"15 TEMMUZ GÜNÜ UMRE'DEN KAYSERİ'YE DÖNDÜM"
2. Ağır Ceza Mahkemesi'nde görülen davada, eski Kimse Yok mu Derneği Başkanı tutuklu sanık Abdurrahman Haskaraman, mahkemede sorgu ve savunmasında, "Kendi insanına kurşun sıkanları ihanet olarak görüyorum ve kandırılmış olduğuma inanıyorum. Teröristi ve terörist elebaşını lanetliyorum. Tek derdim Rab'bimin rızasını almak olduğu düşüncesiyle Kimse Yok mu Derneği'nde görev aldım. Dernek başkanlığım dönemimde o zamanın TBMM Başkanı Köksal Toptan tarafından üstün hizmet belgesi verildi. Dönemin belediye başkanı Mehmet Özhaseki, Bekir Yıldız ve Memduh Büyükkılıç tarafından büyük destek aldım. Baş imamlık gibi saçma bir iddia doğru değildir. Gülenist kurumların hiçbirine para aktarmadım. Zaman Gazetesi'ne yapılan operasyon sonrası Adliye önünde kısa bir müddet bulunduk. Daha sonra ahı gitmiş, vahı kalmış diyenler olduğu için kurumun müdürü benden yetki istedi, vermeyince benim de ahım gidip, vahım kaldığı için Başkanlığı Hacı Osman Büyükata'ya devrettim. 15 Temmuz günü Umre'den Kayseri'ye döndüm. 20 günlük Umre ziyaretimde hep hastaydım. Örgütle iç içe olduğuma dair tek bir delil bulunsun Cumhuriyet Meydanı'nda kendimi idam ederim. Benim ülkem, canım ülkem, cezaevinde olsam dahi kendimi altın kafeste görürüm. Kimseye kırılmıyorum, Allah beni de böyle sınıyor. Bayrağımın altındayım, devletime itaat ediyorum" diye konuştu.

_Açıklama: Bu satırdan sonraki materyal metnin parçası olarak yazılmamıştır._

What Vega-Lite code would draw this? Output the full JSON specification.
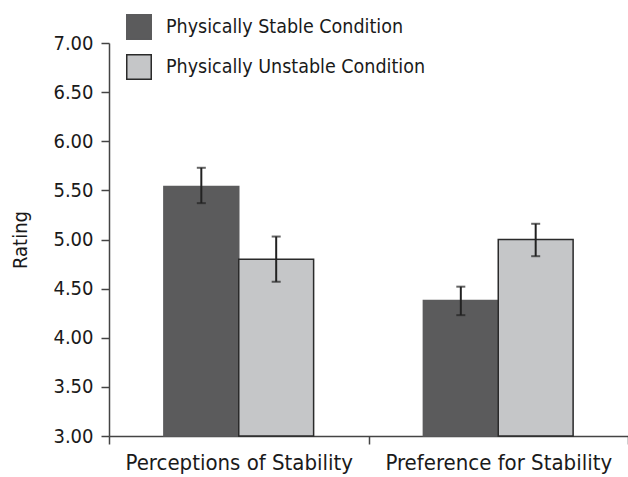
{
  "$schema": "https://vega.github.io/schema/vega-lite/v6.json",
  "autosize": {"type": "none"},
  "padding": {"left": 109, "top": 43, "right": 0, "bottom": 41},
  "width": 519,
  "height": 393,
  "background": "white",
  "config": {
    "font": "DejaVu Sans Condensed, Roboto, sans-serif",
    "view": {"stroke": null},
    "axis": {"labelFont": "DejaVu Sans Condensed, Roboto, sans-serif", "titleFont": "DejaVu Sans Condensed, Roboto, sans-serif", "labelColor": "#1a1a1a", "titleColor": "#1a1a1a", "domainColor": "#444444", "tickColor": "#444444", "domainWidth": 1.5, "tickWidth": 1.5, "grid": false, "labelLimit": 0},
    "legend": {"labelFont": "DejaVu Sans Condensed, Roboto, sans-serif", "labelLimit": 0}
  },
  "data": {
    "values": [
      {"measure": "Perceptions of Stability", "condition": "Physically Stable Condition", "mean": 5.54, "lo": 5.37, "hi": 5.73},
      {"measure": "Perceptions of Stability", "condition": "Physically Unstable Condition", "mean": 4.8, "lo": 4.57, "hi": 5.03},
      {"measure": "Preference for Stability", "condition": "Physically Stable Condition", "mean": 4.38, "lo": 4.23, "hi": 4.52},
      {"measure": "Preference for Stability", "condition": "Physically Unstable Condition", "mean": 5.0, "lo": 4.83, "hi": 5.16}
    ]
  },
  "encoding": {
    "x": {"field": "measure", "type": "nominal", "sort": null,
      "scale": {"paddingInner": 0, "paddingOuter": 0},
      "axis": {"title": null, "labelAngle": 0, "labelFontSize": 22, "tickBand": "extent", "tickSize": 8, "labelPadding": 8}},
    "xOffset": {"field": "condition", "type": "nominal", "sort": null,
      "scale": {"paddingInner": 0, "paddingOuter": 0.733}}
  },
  "layer": [
    {
      "mark": {"type": "bar", "strokeWidth": 1.5},
      "encoding": {
        "y": {"field": "mean", "type": "quantitative",
          "scale": {"domain": [3, 7], "zero": false, "nice": false},
          "axis": {"title": "Rating", "titleFontSize": 20, "titleFontWeight": "normal", "titlePadding": 22, "labelFontSize": 20, "format": ".2f", "values": [3, 3.5, 4, 4.5, 5, 5.5, 6, 6.5, 7], "tickSize": 8, "labelPadding": 8}},
        "y2": {"datum": 3},
        "fill": {"field": "condition", "type": "nominal", "sort": null,
          "scale": {"range": ["#5b5b5c", "#c5c6c8"]},
          "legend": {"title": null, "orient": "none", "legendX": 17, "legendY": -29, "symbolType": "square", "symbolSize": 600, "symbolStrokeColor": "#333333", "symbolStrokeWidth": 1.5, "labelFontSize": 19.5, "labelColor": "#1a1a1a", "labelOffset": 14, "rowPadding": 8, "symbolOpacity": 1}},
        "stroke": {"field": "condition", "type": "nominal", "sort": null,
          "scale": {"range": ["#5b5b5c", "#2a2a2a"]}, "legend": null}
      }
    },
    {
      "mark": {"type": "rule", "color": "#222222", "strokeWidth": 2},
      "encoding": {
        "y": {"field": "lo", "type": "quantitative"},
        "y2": {"field": "hi"}
      }
    },
    {
      "mark": {"type": "tick", "color": "#222222", "size": 9, "thickness": 2},
      "encoding": {"y": {"field": "lo", "type": "quantitative"}}
    },
    {
      "mark": {"type": "tick", "color": "#222222", "size": 9, "thickness": 2},
      "encoding": {"y": {"field": "hi", "type": "quantitative"}}
    }
  ]
}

"TWEET ATMAK BİLE GIYBETTİR"
Haskaraman sözlerine şöyle devam etti: "Benim inandığım İslam'da devlet büyüklerine muhalefet eden tweet atmak bile gıybettir. Devletimize muhalefet etmek Don Kişot'luktur. Allah devletimize zeval vermesin."